Zartico uses geolocation data to present charts to DMOs on visitor movements. This visualization reflects individual movements throughout the Tampa Bay area during the Elks Grand Lodge Convention last July. Photo Credit: Courtesy of Zartico

VAIL, Colo. -- Anytime an event like the NBA All-Star Game comes to a city, destination managers know they need to prepare for a visitation surge.

But when the NBA takes its midseason showcase to Salt Lake City next February, tourism officials there believe they'll have more than just a general idea of what to expect, thanks to a strategic application of Big Data.

With the game less than a year away, Visit Salt Lake has been able to analyze massive quantities of geolocation and credit card spending data provided by the Utah-based technology company Zartico to learn the visitation patterns that were prevalent in Charlotte when the All-Star Game was held there in 2019. 

The analysis, said Visit Salt Lake CEO Kaitlin Eskelon, revealed that the average visitor spent a week in Charlotte around the game. It also showed how late those visitors stayed out in the evening and during which hours they spent the most money.

Salt Lake officials plans to use that knowledge to beef up transit schedules around the event and to encourage some restaurants to stay open later than normal. 

"Instead of saying, 'Hey, we think it's going to be busy,' we can say, 'We think it's going to be busy until 2 a.m., and here's the data to prove it,'" Eskelon said. 

Salt Lake City is just one of many destinations that is now fine-tuning marketing and destination management strategies with the assistance of visitor movement data acquired from mobile devices as well as anonymized spending data reported by more than 5,000 financial institutions.

At the Mountain Travel Symposium held here in early April, an event produced by Travel Weekly parent company Northstar Travel Group, a handful of destination management professionals took to the stage to explain how they're using Zartico not only to drive visitor traffic but also help balance the competing needs of tourism and local residents. 

The company, founded in 2019, is already working with 120 clients, said chief innovation officer Jay Kinghorn.
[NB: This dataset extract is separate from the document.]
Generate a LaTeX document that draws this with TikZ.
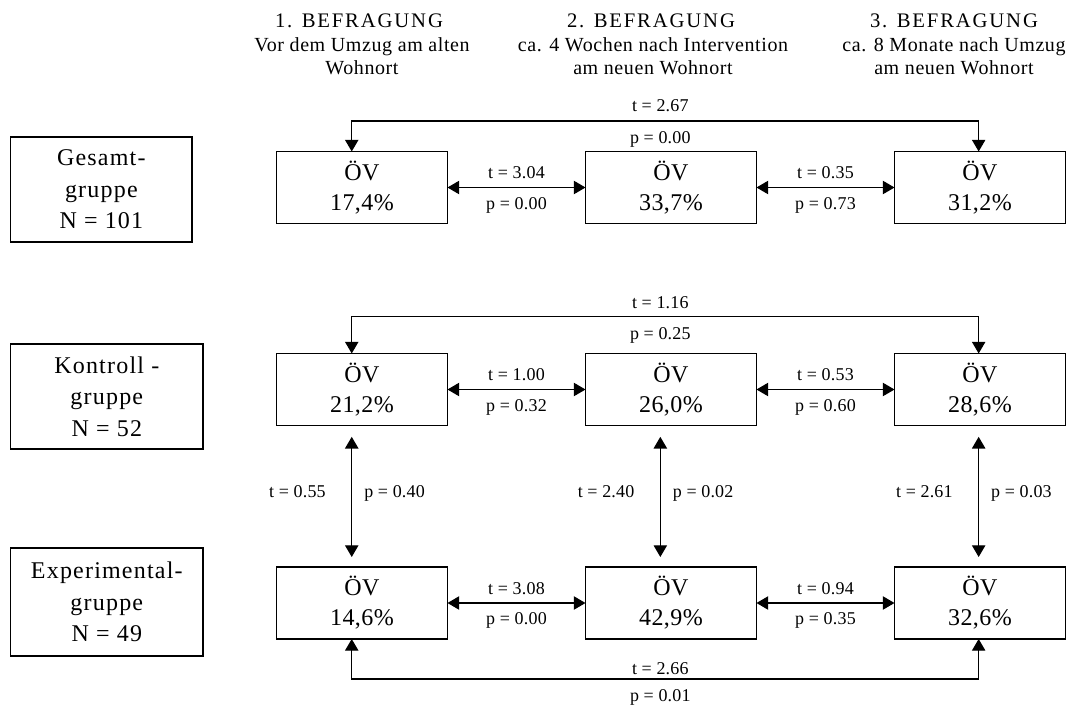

But while Eskelon said Zartico is the only company she knows of that is offering the combination of geolocation data and credit card spend numbers, it's not the lone technology company informing DMOs with reams of location-tracking material. Among the others are Datafy, Arrivalist and Tourism Economics

James Jackson, CEO of Tourism Jasper in Alberta, told symposium attendees how it used geolocation data to examine the correlation between weather conditions and visitation within Jasper National Park and its Marmot Basin ski area, helping it spend marketing dollars more efficiently.
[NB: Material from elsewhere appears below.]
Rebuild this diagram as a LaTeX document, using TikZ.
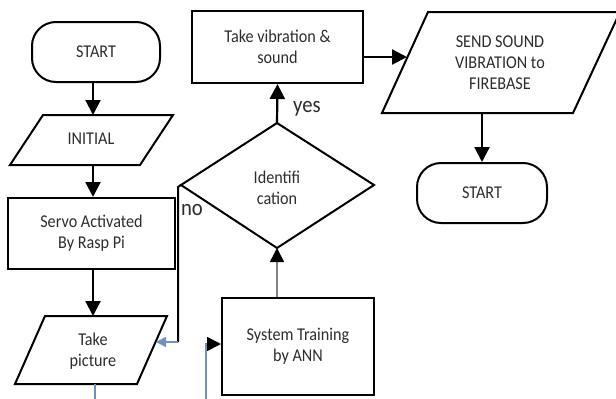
\documentclass[tikz,border=0pt]{standalone}
\usepackage{fontspec}
\setmainfont{Carlito}[FakeStretch=0.9]
\usetikzlibrary{arrows.meta}
\definecolor{linkblue}{RGB}{110,145,195}
\definecolor{txt}{RGB}{45,45,45}
\definecolor{linkgray}{RGB}{130,130,130}
\begin{document}
\begin{tikzpicture}[x=1pt, y=-1pt,
  outline/.style={draw=black, line width=2pt, fill=white, line join=miter},
  boxnode/.style={outline, rectangle, inner sep=0pt, align=center, text=txt,
    font=\fontsize{18}{21}\selectfont},
  term/.style={boxnode, rounded corners=24pt},
  lbl/.style={text=txt, font=\fontsize{18}{21}\selectfont, align=center, inner sep=0pt},
  big/.style={text=txt, font=\fontsize{23}{26}\selectfont, inner sep=0pt},
  head/.style={-{Triangle[length=15pt,width=15pt]}},
  flow/.style={line width=2.2pt, head},
  blueflow/.style={draw=linkblue, line width=1.6pt},
]
\useasboundingbox (0,0) rectangle (616,399);
\clip (0,0) rectangle (616,399);
\fill[white] (0,0) rectangle (616,399);

% ---- left column ----
\node[term, minimum width=128pt, minimum height=60pt] (start1) at (96,52) {START};

\draw[outline] (43,115) -- (173,115) -- (140,165) -- (10,165) -- cycle;
\node[lbl] (initial) at (91,139) {INITIAL};
\coordinate (initial-top) at (93,115);
\coordinate (initial-bot) at (93,165);

\node[boxnode, minimum width=167pt, minimum height=71pt] (servo) at (91.5,233.5)
  {Servo Activated\\By Rasp Pi};

\draw[outline] (45,316) -- (167,316) -- (137,384) -- (15,384) -- cycle;
\node[lbl] (picture) at (93,351) {Take\\picture};
\coordinate (picture-top) at (93,316);
\coordinate (picture-bot) at (95,384);
\coordinate (picture-right) at (156,342);
\coordinate (picture-out) at (95,399);

\draw[flow] ([xshift=-3pt]start1.south) -- (initial-top);
\draw[flow] (initial-bot) -- ([xshift=1.5pt]servo.north);
\draw[flow] ([xshift=1.5pt]servo.south) -- (picture-top);
\draw[blueflow] (picture-bot) -- (picture-out);

% ---- decision ----
\draw[outline] (277,123) -- (374,185) -- (277,248) -- (181,185) -- cycle;
\node[lbl] (ident) at (277,188) {Identifi\\cation};
\coordinate (ident-top) at (277,123);
\coordinate (ident-bot) at (277,248);
\coordinate (ident-left) at (181,185);
\coordinate (no-corner) at (178,342);

\node[boxnode, minimum width=171pt, minimum height=72pt] (vib) at (277.5,47)
  {Take vibration \&\\sound};

\node[boxnode, minimum width=152pt, minimum height=97pt] (ann) at (298,346.5)
  {System Training\\by ANN};
\coordinate (ann-in) at (206,399);

\draw[flow] (ident-top) -- (vib.south);
\node[big] (yes) at (307,109) {yes};

\draw[line width=2pt] (ident-left) -- (178,187) -- (no-corner);
\draw[blueflow, -{Triangle[length=10pt,width=10pt,color=linkblue]}] (no-corner) -- (picture-right);
\node[big] (no) at (192,210) {no};

\draw[draw=linkgray, line width=1.6pt, -{Triangle[length=14pt,width=14pt,color=black]}]
  (ann.north -| ident-bot) -- (ident-bot);
\draw[blueflow, -{Triangle[length=14pt,width=14pt,color=black]}]
  (ann-in) -- (206,344) -- (ann.west |- 0,344);

% ---- right column ----
\draw[outline] (428,12) -- (620,12) -- (573,113) -- (382,113) -- cycle;
\node[lbl] (send) at (500,63) {SEND SOUND\\VIBRATION to\\FIREBASE};
\coordinate (send-left) at (407,57);
\coordinate (send-bot) at (482,113);

\node[term, minimum width=130pt, minimum height=60pt] (start2) at (482,193) {START};

\draw[flow] (vib.east |- 0,57) -- (send-left);
\draw[flow] (send-bot) -- (start2.north);
\end{tikzpicture}
\end{document}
"We know that if we have the right weather and the right precipitation, we don't have to spend on marketing. People are going to come anyway," Jackson said. 

Likewise, the use of geolocation data can tell destination managers where visitors are coming from, and when that information is layered with credit card spending data, it can inform destination promoters about which markets tend to send the higher-spending visitors.

Help with overtourism

Steering clear of overtourism is another way DMOs are deploying geolocation data. Generally, Kinghorn said, residents begin feeling a significant impact on their quality of life when the ratio of visitors to locals is greater than 2-to-1. 

Cathy Ritter, CEO of consulting company Better Destinations, said she's using geolocation data to help the eight-county Glacier Country region in Montana develop a stewardship plan. The plan isn't slated for completion until June, but sharing that data with Glacier National Park has already strengthened the relationship between the local DMO and public land managers, Ritter said. 

The park and the local forest service, she said, could use such data to steer visitors toward less utilized trails or to make a funding case for new visitor services.